As I said the above — which is essentially the same thing I’ve said for a long time and usually said with confidence — it came out as you can see, a bit mumbled, a bit unsure, even a bit defensive. This was strange. For the first time, rather than being proud of our modest aims, I felt embarrassed that I didn’t have larger ones; that I didn’t whip out a laminated roadmap for taking over the publishing world, or bust out the iPad for a quick PowerPoint demo.
What was going on here?
After some reflection, I believe it was a natural, momentary weakness inflicted by the almost ubiquitous opinion that businesses which do not worship at the altar of growth die. Now, I am not saying that I’m not interested in growth, for I certainly am, but it is not the primary objective. If there are other ways we can serve our market that dovetail with our organization’s strengths, let’s explore them. But the starting point is not: “Let’s figure out how to grow our revenue by 30 percent next year,” for that approach could force us into areas we do not belong.
But no matter how you try to stand your ground, you keep hearing it: “How are you going to grow? If you’re not growing, you’re dying. Don’t you want to grow?” And I believe it is these Siren’s songs that, over time, erode the discipline which keeps companies on track, which keeps them saying no to acquisitions that may look good on paper, but in execution almost always fail to deliver.

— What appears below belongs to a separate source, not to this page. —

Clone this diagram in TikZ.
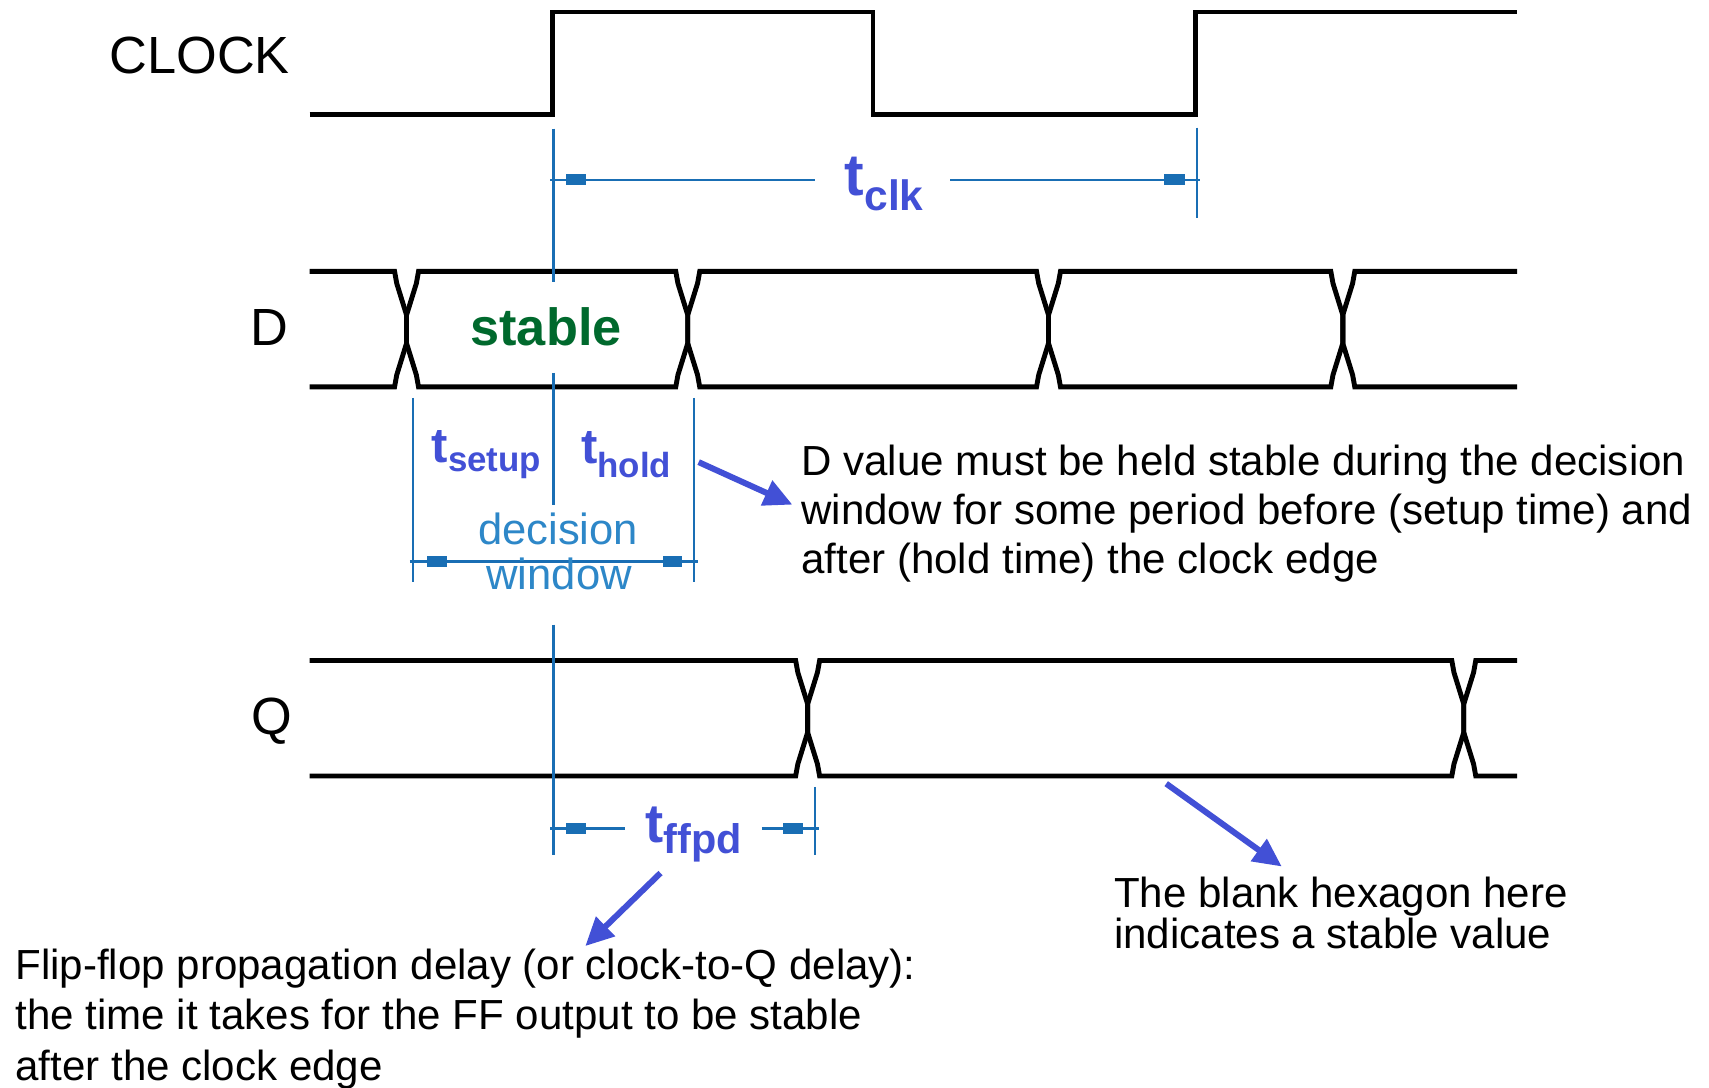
\documentclass[tikz,border=0pt]{standalone}
\usepackage{fontspec}
\setmainfont{Liberation Sans}
\usetikzlibrary{arrows.meta}
\definecolor{dimblue}{RGB}{25,110,180}
\definecolor{lblblue}{RGB}{66,80,214}
\definecolor{winblue}{RGB}{45,135,200}
\definecolor{stgreen}{RGB}{0,105,45}
\newcommand{\hexa}[4]{% xa xb top bot
  \draw[wave] (#1,{(#3+#4)/2-13}) -- (#1+9,#3+11) -- (#1+11,#3) -- (#2-11,#3) -- (#2-9,#3+11)
    -- (#2,{(#3+#4)/2-13}) -- (#2,{(#3+#4)/2+13}) -- (#2-9,#4-11) -- (#2-11,#4) -- (#1+11,#4)
    -- (#1+9,#4-11) -- (#1,{(#3+#4)/2+13}) -- cycle;}
\newcommand{\hexstart}[4]{% xs xc top bot
  \draw[wave] (#1,#3) -- (#2-11,#3) -- (#2-9,#3+11) -- (#2,{(#3+#4)/2-13}) -- (#2,{(#3+#4)/2+13})
    -- (#2-9,#4-11) -- (#2-11,#4) -- (#1,#4);}
\newcommand{\hexend}[4]{% xc xe top bot
  \draw[wave] (#2,#3) -- (#1+11,#3) -- (#1+9,#3+11) -- (#1,{(#3+#4)/2-13}) -- (#1,{(#3+#4)/2+13})
    -- (#1+9,#4-11) -- (#1+11,#4) -- (#2,#4);}
\newcommand{\dimmark}[3]{\fill[dimblue] (#1,#3-5) rectangle (#2,#3+5);}
\begin{document}
\begin{tikzpicture}[x=1pt,y=-1pt,
  wave/.style={line width=4.5pt,black,line join=miter},
  dimline/.style={line width=2.2pt,dimblue},
  callout/.style={line width=5.5pt,lblblue,-{Triangle[length=26pt,width=24pt]}},
  bodytext/.style={anchor=base west,inner sep=0pt,font=\fontsize{38.6}{45}\selectfont},
  siglabel/.style={anchor=base east,inner sep=0pt,font=\fontsize{48}{48}\selectfont},
  tlabel/.style={anchor=base west,inner sep=0pt,text=lblblue,font=\bfseries}]
\useasboundingbox (0,0) rectangle (1568,998);
\fill[white] (0,0) rectangle (1568,998);

% signal names
\node[siglabel] (clkname) at (266,67) {CLOCK};
\node[siglabel] (dname) at (265,317) {D};
\node[siglabel] (qname) at (268,674) {Q};

% clock
\draw[wave] (284,105) -- (507,105) -- (507,11) -- (801,11) -- (801,105) -- (1097,105) -- (1097,11) -- (1392,11);

% D
\hexstart{284}{373}{249}{355}
\hexa{373}{631}{249}{355}
\hexa{631}{962}{249}{355}
\hexa{962}{1232}{249}{355}
\hexend{1232}{1392}{249}{355}

% Q
\hexstart{284}{741}{606}{712}
\hexa{741}{1343}{606}{712}
\hexend{1343}{1392}{606}{712}

% stable
\node[inner sep=0pt,text=stgreen,font=\fontsize{48}{48}\selectfont\bfseries] (stable) at (501,300) {stable};

% clock edge reference line
\draw[dimline] (508,118) -- (508,259);
\draw[dimline] (508,342) -- (508,463);
\draw[dimline] (508,573) -- (508,784);

% t_clk
\draw[dimline] (1098,117) -- (1098,200);
\draw[dimline] (505,165) -- (748,165);
\draw[dimline] (872,165) -- (1101,165);
\dimmark{519}{538}{165}
\dimmark{1068}{1087}{165}
\node[tlabel] (tclk) at (775,179) {\fontsize{54}{54}\selectfont t\raisebox{-14pt}{\fontsize{39}{39}\selectfont clk}};

% decision window
\draw[dimline] (379,365) -- (379,534);
\draw[dimline] (637,365) -- (637,534);
\draw[dimline] (376,515) -- (640,515);
\dimmark{392}{410}{515}
\dimmark{608}{626}{515}
\node[tlabel] (tsetup) at (396,424) {\fontsize{45}{45}\selectfont t\raisebox{-9pt}{\fontsize{32}{32}\selectfont setup}};
\node[tlabel] (thold) at (533,425) {\fontsize{45}{45}\selectfont t\raisebox{-13pt}{\fontsize{32}{32}\selectfont hold}};
\node[anchor=base,inner sep=0pt,text=winblue,font=\fontsize{40}{40}\selectfont] (dec) at (512,500) {decision};
\node[anchor=base,inner sep=0pt,text=winblue,font=\fontsize{40}{40}\selectfont] (win) at (513,541) {window};

% t_ffpd
\draw[dimline] (748,722) -- (748,784);
\draw[dimline] (505,760) -- (573,760);
\draw[dimline] (699,760) -- (751,760);
\dimmark{519}{538}{760}
\dimmark{718}{737}{760}
\node[tlabel] (tffpd) at (592,773) {\fontsize{50}{50}\selectfont t\raisebox{-10pt}{\fontsize{38}{38}\selectfont ffpd}};

% explanatory texts
\node[bodytext] (dv1) at (735,436) {D value must be held stable during the decision};
\node[bodytext] (dv2) at (735,481) {window for some period before (setup time) and};
\node[bodytext] (dv3) at (735,526) {after (hold time) the clock edge};

\node[bodytext] (ff1) at (14,899) {Flip-flop propagation delay (or clock-to-Q delay):};
\node[bodytext] (ff2) at (14,945) {the time it takes for the FF output to be stable};
\node[bodytext] (ff3) at (14,991) {after the clock edge};

\node[bodytext] (hx1) at (1022,833) {The blank hexagon here};
\node[bodytext] (hx2) at (1022,870) {indicates a stable value};

% callout arrows
\coordinate (a1s) at (641,424);
\coordinate (a1e) at (727,463);
\coordinate (a2s) at (606,801);
\coordinate (a2e) at (537,868);
\coordinate (a3s) at (1070,719);
\coordinate (a3e) at (1176,795);
\draw[callout] (a1s) -- (a1e);
\draw[callout] (a2s) -- (a2e);
\draw[callout] (a3s) -- (a3e);
\end{tikzpicture}
\end{document}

And I think this is what we have seen in the recently announced healthcare IT mega-acquisition — a loss of discipline from someone who has shown it for so long, from someone who got where he is precisely because of that discipline. The price: $1 billion plus. The chances the acquisition pays off are highly doubtful. We simply know how these things work, we have seen it so recently. One could think there had to be better, more sure-fire ways, to spend that $1 billion.
And who wins? The organization that continues to show the discipline I am speaking of. The discipline that knows mega-acquisitions among software companies almost never work, because even if you get the cultures merged, you almost never get the software integrated. And the discipline that knows customers counted as a lock for switching to the “go-forward” product are almost always left in the dark for too long, left without an iron-clad, go-forward product roadmap from someone in a position to make good. Thus, those assumed customers are often snapped up by opportunistic competitors who understand this dynamic all too well.
So, more than anything else, I see something Shakespearian in these events — one man giving in to his deep desire to be the biggest kid on the block. And so, for a while at least, he’ll have his wish. But when all is said and done, I suspect it will be she who reigns — she who has shown discipline to a sound fundamental premise that made her the Queen, not he who only attained the kingship by breaking it.